Embracing at Arm’s Length: Ronald Coase’s Uneasy Relationship with the Chicago School

Autor: Steven G. Medema
Rok vydání: 2019
Předmět:
Zdroj: SSRN Electronic Journal.
ISSN: 1556-5068
Popis: If there is, or was, a “Chicago school” of economics, Ronald Coase figured prominently in it. Each of the two classic discussions of the Chicago school, by Miller (1962) and Reder (1982), finger Coase among the school’s members — the former coming before Coase had even arrived at Chicago — and George Stigler does the same in the essay on Chicago included in his Memoirs (1988). The theorem that bears Coase’s name is regularly linked to the Chicago school, typically by commentators who are critical of both. That Coase took some small steps late in his career to distance himself a bit from certain points of view typically associated with Chicago has done little to sever this link in the professional mind.
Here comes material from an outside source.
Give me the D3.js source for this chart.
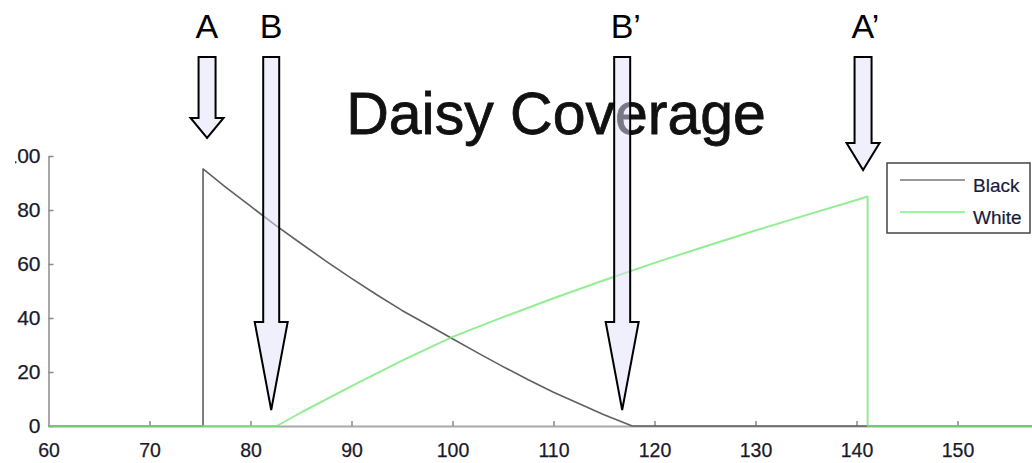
<!DOCTYPE html>
<html>
<head>
<meta charset="utf-8">
<script src="https://cdn.jsdelivr.net/npm/d3@7"></script>
<style>
  html, body { margin: 0; padding: 0; background: #fff; overflow: hidden; }
  svg { display: block; font-family: "Liberation Sans", Arial, Helvetica, sans-serif; }
</style>
</head>
<body>
<svg id="chart" width="1032" height="463"></svg>
<script>
// ---- data ----
const blackX = [60, 75.3, 75.3, 77.5, 80, 82.5, 85, 87.5, 90, 92.5, 95, 97.5, 100, 102.5, 105, 107.5, 110, 112.5, 115, 117.8, 160];
const blackY = [0, 0, 95.2, 88.6, 81.4, 74.3, 67.6, 61.0, 54.7, 48.6, 42.8, 37.6, 32.3, 27.1, 22.0, 17.1, 12.5, 8.3, 4.2, 0, 0];
const whiteX = [60, 82.6, 85, 90, 95, 100, 105, 110, 115, 120, 125, 130, 135, 140, 141.1, 141.1, 160];
const whiteY = [0, 0, 5.0, 14.8, 24.2, 33.0, 40.3, 47.3, 54.0, 60.4, 66.5, 72.4, 78.1, 83.7, 85.0, 0, 0];
const seriesNames = ["Black", "White"];
const xTicks = [60, 70, 80, 90, 100, 110, 120, 130, 140, 150];
const yTicks = [0, 20, 40, 60, 80, 100];
const arrowLabels = ["A", "B", "B\u2019", "A\u2019"];
const arrowAt = [75.7, 82.05, 116.8, 140.65];
const titleText = "Daisy Coverage";

// ---- layout ----
const svg = d3.select("#chart");
const x = d3.scaleLinear().domain([60, 160]).range([48.5, 1058.5]);
const y = d3.scaleLinear().domain([0, 100]).range([426, 156]);

// the reference picture is cropped at its left edge
svg.append("defs").append("clipPath").attr("id", "crop")
  .append("rect").attr("x", 15).attr("y", 0).attr("width", 1032).attr("height", 463);
const root = svg.append("g").attr("clip-path", "url(#crop)");

// axes
const xAxis = d3.axisBottom(x).tickValues(xTicks).tickSizeInner(-5).tickSizeOuter(0).tickPadding(17.5);
const yAxis = d3.axisLeft(y).tickValues(yTicks).tickSizeInner(-5).tickSizeOuter(0).tickPadding(8);

const gx = root.append("g").attr("transform", `translate(0,${y(0)})`).call(xAxis);
const gy = root.append("g").attr("transform", `translate(${x(60)},0)`).call(yAxis);
[gx, gy].forEach(g => {
  g.select(".domain").attr("stroke", "#a8a8a8").attr("stroke-width", 2);
  g.selectAll(".tick line").attr("stroke", "#888").attr("stroke-width", 1.5);
  g.selectAll(".tick text").attr("fill", "#1a1a2a").attr("font-size", 21)
    .attr("stroke", "#1a1a2a").attr("stroke-width", 0.25)
    .attr("font-family", "'Liberation Sans', Arial, sans-serif");
});
gx.selectAll(".tick text").attr("font-size", 19.5);

// series
const line = d3.line().x(d => x(d[0])).y(d => y(d[1]));
const blackPts = blackX.map((v, i) => [v, blackY[i]]);
const whitePts = whiteX.map((v, i) => [v, whiteY[i]]);

root.append("path").datum(blackPts).attr("d", line)
  .attr("fill", "none").attr("stroke", "#606060").attr("stroke-width", 1.6)
  .attr("stroke-linejoin", "round");
root.append("path").datum(whitePts).attr("d", line)
  .attr("fill", "none").attr("stroke", "#6ee86e").attr("stroke-width", 2)
  .attr("stroke-opacity", 0.75).attr("stroke-linejoin", "round");

// title
root.append("text").attr("x", 556).attr("y", 134).attr("text-anchor", "middle")
  .attr("font-size", 59).attr("fill", "#111").attr("stroke", "#111").attr("stroke-width", 0.8)
  .text(titleText);

// legend
const lg = root.append("g");
lg.append("rect").attr("x", 887).attr("y", 163).attr("width", 143).attr("height", 70)
  .attr("fill", "#fff").attr("stroke", "#444").attr("stroke-width", 1.5);
const legColors = ["#999", "#a0f5a0"];
seriesNames.forEach((n, i) => {
  const yy = 180 + i * 32;
  lg.append("line").attr("x1", 900).attr("x2", 965).attr("y1", yy).attr("y2", yy)
    .attr("stroke", legColors[i]).attr("stroke-width", 2);
  lg.append("text").attr("x", 973).attr("y", yy + 12).attr("font-size", 19)
    .attr("fill", "#1a1a3a").attr("stroke", "#1a1a3a").attr("stroke-width", 0.2).text(n);
});

// arrows
const arrowSpec = [
  { head: 118, tip: 138, shaftW: 17, headW: 33 },
  { head: 322, tip: 410, shaftW: 16, headW: 33 },
  { head: 322, tip: 410, shaftW: 16, headW: 33 },
  { head: 143, tip: 170, shaftW: 17, headW: 33 }
];
arrowAt.forEach((v, i) => {
  const cx = x(v), s = arrowSpec[i], top = 57;
  const hs = s.shaftW / 2, hh = s.headW / 2;
  const p = [[cx - hs, top], [cx + hs, top], [cx + hs, s.head], [cx + hh, s.head],
             [cx, s.tip], [cx - hh, s.head], [cx - hs, s.head]];
  root.append("path").attr("d", "M" + p.map(q => q.join(",")).join("L") + "Z")
    .attr("fill", "rgb(225,225,249)").attr("fill-opacity", 0.5)
    .attr("stroke", "#000").attr("stroke-width", 2).attr("stroke-linejoin", "miter");
  root.append("text").attr("x", cx - 11.5).attr("y", 38).attr("font-size", 34)
    .attr("fill", "#000").text(arrowLabels[i]);
});
</script>
</body>
</html>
The purpose of this paper is not to comb through Coase’s publications in order to discern whether he should, or should not be, appropriately considered a member of the “Chicago school.” Instead, the paper takes up Coase’s views on the Chicago school, as found in his published and, especially, unpublished writings. Coase’s personal and professional papers, recently opened for examination in the University of Chicago’s Regenstein Library, reveal that his commentaries on the Chicago economics department and the “Chicago school” began already in the early 1960s, prior to his appointment at Chicago. These and later commentaries at once reveal a measure of kinship and significant differences of viewpoint, particularly as respects economic method. Pulling back the lens a bit further, the paper provides further evidence for the heterogeneity of views on fundamental questions that existed even among ostensibly cornerstone members of the so-called “Chicago school.”